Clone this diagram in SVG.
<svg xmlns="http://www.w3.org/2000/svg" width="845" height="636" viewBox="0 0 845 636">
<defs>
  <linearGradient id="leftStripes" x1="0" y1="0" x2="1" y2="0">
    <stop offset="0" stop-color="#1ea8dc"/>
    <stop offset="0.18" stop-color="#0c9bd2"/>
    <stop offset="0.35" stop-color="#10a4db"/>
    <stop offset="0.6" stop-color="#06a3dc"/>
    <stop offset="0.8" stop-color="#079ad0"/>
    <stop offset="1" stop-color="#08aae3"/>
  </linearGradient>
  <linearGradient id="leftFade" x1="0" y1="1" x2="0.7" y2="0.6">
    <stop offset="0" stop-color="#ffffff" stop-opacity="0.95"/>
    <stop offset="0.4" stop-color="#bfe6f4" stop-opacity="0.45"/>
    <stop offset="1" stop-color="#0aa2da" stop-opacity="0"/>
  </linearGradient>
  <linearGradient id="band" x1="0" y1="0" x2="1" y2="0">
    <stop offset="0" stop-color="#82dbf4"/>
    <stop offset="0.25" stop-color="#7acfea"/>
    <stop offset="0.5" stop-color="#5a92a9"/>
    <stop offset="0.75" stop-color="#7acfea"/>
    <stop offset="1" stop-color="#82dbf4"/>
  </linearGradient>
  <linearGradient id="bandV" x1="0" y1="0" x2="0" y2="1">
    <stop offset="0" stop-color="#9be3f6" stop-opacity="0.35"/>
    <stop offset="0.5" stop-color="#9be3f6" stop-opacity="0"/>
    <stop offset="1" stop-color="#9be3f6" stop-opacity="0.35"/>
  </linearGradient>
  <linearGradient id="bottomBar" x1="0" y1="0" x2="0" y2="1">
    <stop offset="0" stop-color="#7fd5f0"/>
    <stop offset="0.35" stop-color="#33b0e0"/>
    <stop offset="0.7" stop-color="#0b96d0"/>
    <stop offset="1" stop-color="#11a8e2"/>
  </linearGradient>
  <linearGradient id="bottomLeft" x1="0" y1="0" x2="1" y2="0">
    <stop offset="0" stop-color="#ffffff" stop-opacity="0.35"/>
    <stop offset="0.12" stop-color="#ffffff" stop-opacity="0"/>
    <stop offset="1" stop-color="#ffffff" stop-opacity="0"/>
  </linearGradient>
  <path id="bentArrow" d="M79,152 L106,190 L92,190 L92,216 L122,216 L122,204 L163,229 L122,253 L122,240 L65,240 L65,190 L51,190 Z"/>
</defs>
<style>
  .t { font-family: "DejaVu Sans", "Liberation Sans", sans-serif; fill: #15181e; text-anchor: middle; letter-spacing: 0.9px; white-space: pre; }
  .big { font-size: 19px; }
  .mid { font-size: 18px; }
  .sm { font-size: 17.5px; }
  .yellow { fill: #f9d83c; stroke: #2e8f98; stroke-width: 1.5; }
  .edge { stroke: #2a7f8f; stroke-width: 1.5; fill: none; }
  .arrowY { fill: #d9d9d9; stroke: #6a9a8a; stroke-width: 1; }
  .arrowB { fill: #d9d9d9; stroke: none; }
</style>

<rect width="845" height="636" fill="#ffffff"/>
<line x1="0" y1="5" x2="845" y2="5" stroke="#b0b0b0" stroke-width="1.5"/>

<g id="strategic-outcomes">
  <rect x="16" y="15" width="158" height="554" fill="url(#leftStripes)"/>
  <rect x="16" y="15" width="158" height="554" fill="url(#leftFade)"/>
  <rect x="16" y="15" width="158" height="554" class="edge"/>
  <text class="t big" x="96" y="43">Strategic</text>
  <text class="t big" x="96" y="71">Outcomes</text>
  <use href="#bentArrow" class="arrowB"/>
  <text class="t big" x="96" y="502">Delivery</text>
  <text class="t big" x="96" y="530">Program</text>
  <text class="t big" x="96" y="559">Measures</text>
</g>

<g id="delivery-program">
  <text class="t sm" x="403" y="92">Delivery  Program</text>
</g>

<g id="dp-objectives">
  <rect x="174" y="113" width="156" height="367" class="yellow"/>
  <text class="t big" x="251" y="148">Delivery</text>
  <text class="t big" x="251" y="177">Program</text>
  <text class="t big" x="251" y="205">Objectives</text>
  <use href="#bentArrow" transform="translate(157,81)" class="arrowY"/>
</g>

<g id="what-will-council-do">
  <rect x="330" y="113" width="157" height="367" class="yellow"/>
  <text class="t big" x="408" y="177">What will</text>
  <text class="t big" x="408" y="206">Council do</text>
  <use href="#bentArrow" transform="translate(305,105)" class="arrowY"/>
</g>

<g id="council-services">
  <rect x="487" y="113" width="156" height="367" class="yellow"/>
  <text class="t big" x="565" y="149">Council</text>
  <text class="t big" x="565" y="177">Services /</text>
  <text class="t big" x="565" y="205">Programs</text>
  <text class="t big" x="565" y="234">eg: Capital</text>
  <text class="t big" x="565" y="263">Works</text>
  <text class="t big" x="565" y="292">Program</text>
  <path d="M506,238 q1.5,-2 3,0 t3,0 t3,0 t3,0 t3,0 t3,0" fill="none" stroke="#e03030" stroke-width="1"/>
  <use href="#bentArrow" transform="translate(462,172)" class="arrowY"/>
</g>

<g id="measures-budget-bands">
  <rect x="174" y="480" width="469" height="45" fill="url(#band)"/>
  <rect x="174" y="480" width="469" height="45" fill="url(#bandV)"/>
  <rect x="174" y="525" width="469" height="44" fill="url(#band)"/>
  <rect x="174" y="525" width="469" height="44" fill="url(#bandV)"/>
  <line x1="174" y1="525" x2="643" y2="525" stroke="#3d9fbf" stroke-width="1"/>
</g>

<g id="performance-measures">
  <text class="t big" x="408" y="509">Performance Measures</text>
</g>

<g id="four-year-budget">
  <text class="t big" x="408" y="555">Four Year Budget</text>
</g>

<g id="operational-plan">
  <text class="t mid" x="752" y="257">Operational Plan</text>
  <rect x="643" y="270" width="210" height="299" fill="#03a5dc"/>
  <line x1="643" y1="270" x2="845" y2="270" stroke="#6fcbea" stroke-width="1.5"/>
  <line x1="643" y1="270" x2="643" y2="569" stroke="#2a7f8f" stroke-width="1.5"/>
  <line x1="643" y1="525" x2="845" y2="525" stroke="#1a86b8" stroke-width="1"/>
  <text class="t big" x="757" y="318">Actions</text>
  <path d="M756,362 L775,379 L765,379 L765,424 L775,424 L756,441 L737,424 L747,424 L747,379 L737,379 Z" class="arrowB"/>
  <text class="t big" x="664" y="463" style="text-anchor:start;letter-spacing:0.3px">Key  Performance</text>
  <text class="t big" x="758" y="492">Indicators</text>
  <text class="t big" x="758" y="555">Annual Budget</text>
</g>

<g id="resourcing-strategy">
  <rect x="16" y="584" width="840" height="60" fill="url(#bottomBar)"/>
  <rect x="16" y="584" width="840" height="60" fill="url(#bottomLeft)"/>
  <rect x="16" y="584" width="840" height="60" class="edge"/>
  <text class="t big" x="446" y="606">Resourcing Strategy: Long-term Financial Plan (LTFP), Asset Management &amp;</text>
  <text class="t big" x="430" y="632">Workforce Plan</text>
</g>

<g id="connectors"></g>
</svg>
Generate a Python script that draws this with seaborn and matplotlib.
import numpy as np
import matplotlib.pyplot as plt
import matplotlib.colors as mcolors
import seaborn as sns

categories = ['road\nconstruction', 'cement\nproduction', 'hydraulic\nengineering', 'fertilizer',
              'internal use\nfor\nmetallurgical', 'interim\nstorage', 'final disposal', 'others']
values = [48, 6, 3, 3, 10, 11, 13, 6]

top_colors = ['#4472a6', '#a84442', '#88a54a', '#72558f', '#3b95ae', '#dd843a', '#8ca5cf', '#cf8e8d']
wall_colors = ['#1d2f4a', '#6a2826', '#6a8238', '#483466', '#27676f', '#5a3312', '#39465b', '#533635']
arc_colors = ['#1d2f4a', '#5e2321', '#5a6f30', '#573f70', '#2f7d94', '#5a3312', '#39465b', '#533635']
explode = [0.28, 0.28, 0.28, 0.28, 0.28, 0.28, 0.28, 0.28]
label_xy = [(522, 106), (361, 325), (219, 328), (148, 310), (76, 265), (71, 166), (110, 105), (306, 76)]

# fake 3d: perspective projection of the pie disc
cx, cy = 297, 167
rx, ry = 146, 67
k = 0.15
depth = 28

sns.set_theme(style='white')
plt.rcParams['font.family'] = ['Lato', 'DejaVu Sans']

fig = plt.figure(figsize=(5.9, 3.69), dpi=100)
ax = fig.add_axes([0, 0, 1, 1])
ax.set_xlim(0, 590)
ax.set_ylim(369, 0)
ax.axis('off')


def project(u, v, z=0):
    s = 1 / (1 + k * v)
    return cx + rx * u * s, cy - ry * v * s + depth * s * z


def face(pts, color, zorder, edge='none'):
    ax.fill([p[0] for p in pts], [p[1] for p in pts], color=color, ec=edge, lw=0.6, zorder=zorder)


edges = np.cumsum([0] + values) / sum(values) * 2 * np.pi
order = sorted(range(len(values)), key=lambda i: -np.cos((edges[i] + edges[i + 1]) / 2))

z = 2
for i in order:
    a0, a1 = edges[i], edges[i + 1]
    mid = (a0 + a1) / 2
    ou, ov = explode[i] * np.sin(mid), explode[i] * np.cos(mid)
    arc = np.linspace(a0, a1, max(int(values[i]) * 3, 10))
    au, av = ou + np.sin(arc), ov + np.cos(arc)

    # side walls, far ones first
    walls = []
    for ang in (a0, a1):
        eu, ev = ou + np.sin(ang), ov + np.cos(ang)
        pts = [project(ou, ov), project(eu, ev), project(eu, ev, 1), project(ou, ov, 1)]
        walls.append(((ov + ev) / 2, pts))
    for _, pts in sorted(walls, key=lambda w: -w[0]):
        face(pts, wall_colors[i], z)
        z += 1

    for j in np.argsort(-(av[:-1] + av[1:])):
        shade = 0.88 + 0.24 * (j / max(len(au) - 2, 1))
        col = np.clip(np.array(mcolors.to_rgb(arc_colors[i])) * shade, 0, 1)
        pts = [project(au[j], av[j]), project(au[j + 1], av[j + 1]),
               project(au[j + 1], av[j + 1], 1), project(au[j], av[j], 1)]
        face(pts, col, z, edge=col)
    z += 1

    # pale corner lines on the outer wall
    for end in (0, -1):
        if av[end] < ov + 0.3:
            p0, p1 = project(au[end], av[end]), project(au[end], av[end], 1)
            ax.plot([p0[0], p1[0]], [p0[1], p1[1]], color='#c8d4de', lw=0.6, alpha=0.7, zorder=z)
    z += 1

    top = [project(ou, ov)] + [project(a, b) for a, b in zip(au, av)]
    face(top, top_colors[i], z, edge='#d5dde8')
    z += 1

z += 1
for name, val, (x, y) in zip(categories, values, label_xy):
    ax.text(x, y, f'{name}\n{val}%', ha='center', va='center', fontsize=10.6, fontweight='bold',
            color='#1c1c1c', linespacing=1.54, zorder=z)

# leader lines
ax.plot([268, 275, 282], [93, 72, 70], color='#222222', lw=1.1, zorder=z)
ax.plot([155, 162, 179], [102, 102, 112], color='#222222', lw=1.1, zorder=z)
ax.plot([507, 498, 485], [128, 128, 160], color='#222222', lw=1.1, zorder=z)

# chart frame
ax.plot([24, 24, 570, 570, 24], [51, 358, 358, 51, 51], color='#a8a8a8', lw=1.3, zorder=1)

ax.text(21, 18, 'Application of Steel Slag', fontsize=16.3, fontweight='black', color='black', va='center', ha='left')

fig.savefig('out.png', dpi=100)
____
# Challenge:
Transcribe nothing but the lines from the line with "Generate a Python" through the line with "values = [48, 6, 3, 3, 10, 11, 13, 6]", reproducing each exactly.

# Result of this task:
Generate a Python script that draws this with seaborn and matplotlib.
import numpy as np
import matplotlib.pyplot as plt
import matplotlib.colors as mcolors
import seaborn as sns

categories = ['road\nconstruction', 'cement\nproduction', 'hydraulic\nengineering', 'fertilizer',
              'internal use\nfor\nmetallurgical', 'interim\nstorage', 'final disposal', 'others']
values = [48, 6, 3, 3, 10, 11, 13, 6]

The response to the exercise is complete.